Я поднялась со скамейки, с жалостью глядя на Рене.

- Ты еще здесь? – досадливо спросила она. – Я же тебе сказала: уходи! Прочь!

- Хорошо, я сейчас уйду. Только скажи мне: может быть, я могу что-нибудь для тебя сделать? Если тебе здесь что-то угрожает, мы можем попробовать вытащить тебя отсюда...

Лицо Рене моментально превратилось в прежнюю мраморную статую.

- Я вижу, ты просто дура, – с холодным презрением произнесла она. – Зачем мне отсюда уходить? Здесь мне ничего не угрожает. Поэтому я сюда и пришла – здесь тихо, здесь безопасно, они дают мне лекарство, и мне не приходится больше спускаться в ад, – она самодовольно усмехнулась, – в отличие от тебя! Ты что же, думаешь, если твой муж перестал тебя туда посылать, ад оставит тебя в покое? Подожди, он тебя еще позовет! А вот до меня он не докричится – пока я пью лекарство, я его не слышу. И Бог меня не слышит. И не услышит, если только ты не наведешь Его на мой след. Поэтому убирайся отсюда, пока еще не поздно! Убирайся, слышишь?

Она поднялась со скамьи и уже знакомым мне повелительным жестом указала на дорожку, ведущую к выходу.

- Убирайся! – гневно повторила она. – И больше никогда сюда не возвращайся! Никогда!

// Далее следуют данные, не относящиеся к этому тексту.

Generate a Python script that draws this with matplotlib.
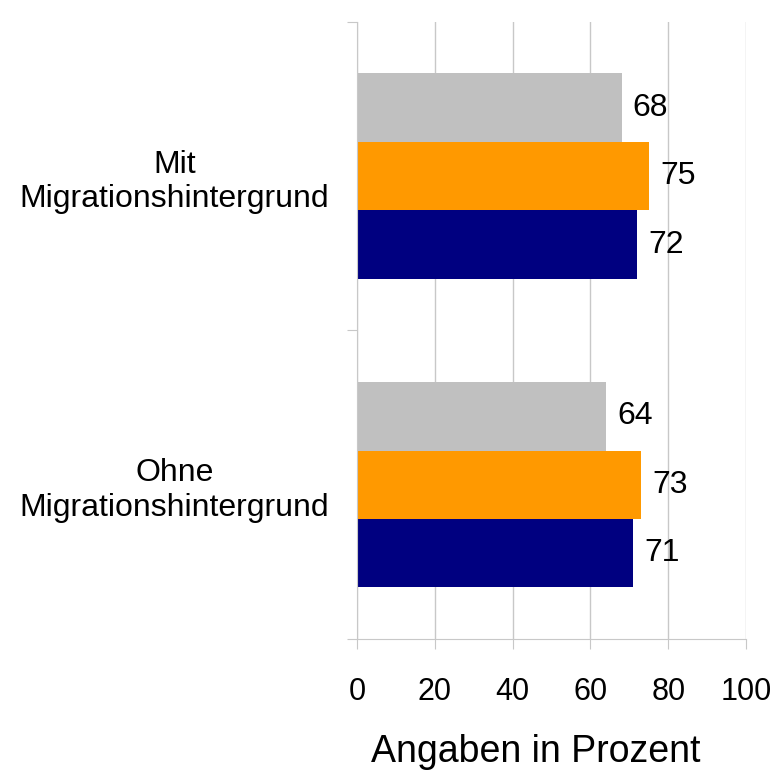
import matplotlib.pyplot as plt
import numpy as np

plt.rcParams['font.family'] = ['Liberation Sans', 'DejaVu Sans']

categories = ["Mit\nMigrationshintergrund", "Ohne\nMigrationshintergrund"]
grey_vals = [68, 64]
orange_vals = [75, 73]
navy_vals = [72, 71]
xticks = [0, 20, 40, 60, 80, 100]

fig = plt.figure(figsize=(7.84, 7.71), dpi=100)
ax = fig.add_axes([0.4554, 0.1712, 0.4962, 0.8003])

ypos = np.array([1, 0])
h = 0.222
series = [(grey_vals, "#c0c0c0", h), (orange_vals, "#ff9900", 0), (navy_vals, "#000080", -h)]
for vals, col, off in series:
    bars = ax.barh(ypos + off, vals, height=h, color=col, zorder=2)
    for b, v in zip(bars, vals):
        ax.annotate(str(v), (b.get_width(), b.get_y() + b.get_height() / 2),
                    xytext=(8, 0), textcoords="offset points",
                    va="center", ha="left", fontsize=23)

ax.set_xlim(0, 100)
ax.set_ylim(-0.5, 1.5)
ax.set_xticks(xticks)
ax.set_xticklabels([str(t) for t in xticks], fontsize=22)
ax.tick_params(axis="x", length=7, color="#c8c8c8", pad=20)
ax.set_yticks([-0.5, 0.5, 1.5])
ax.set_yticklabels([])
ax.tick_params(axis="y", which="major", length=7, color="#c8c8c8")
ax.set_yticks(ypos, minor=True)
ax.set_yticklabels(categories, minor=True, fontsize=23, multialignment="center")
ax.tick_params(axis="y", which="minor", length=0, pad=20)

ax.grid(axis="x", color="#c8c8c8", linewidth=1, zorder=0)
for s in ["top", "right"]:
    ax.spines[s].set_visible(False)
for s in ["left", "bottom"]:
    ax.spines[s].set_color("#c8c8c8")

fig.text(0.683, 0.025, "Angaben in Prozent", fontsize=27, ha="center", va="center")

fig.savefig("out.png", dpi=100)
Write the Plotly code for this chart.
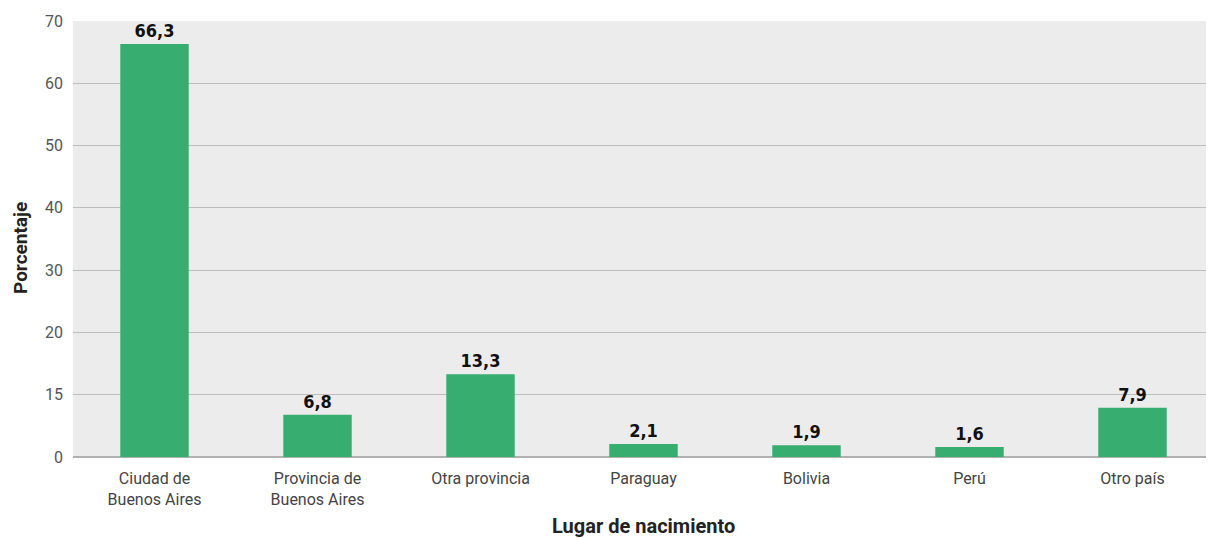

Я кивнула и медленно пошла к выходу. Делать здесь больше было нечего: кажется, Рене Ружвиль действительно сказала мне все, что могла сказать.

Уже в самом конце аллеи я обернулась. Рене сидела на скамейке в прежней застывшей позе, надменно глядя в пустоту, словно созерцая нечто, недоступное простым смертным. Заколдованная мраморная статуя, безумная королева в изгнании – величественная и жалкая одновременно.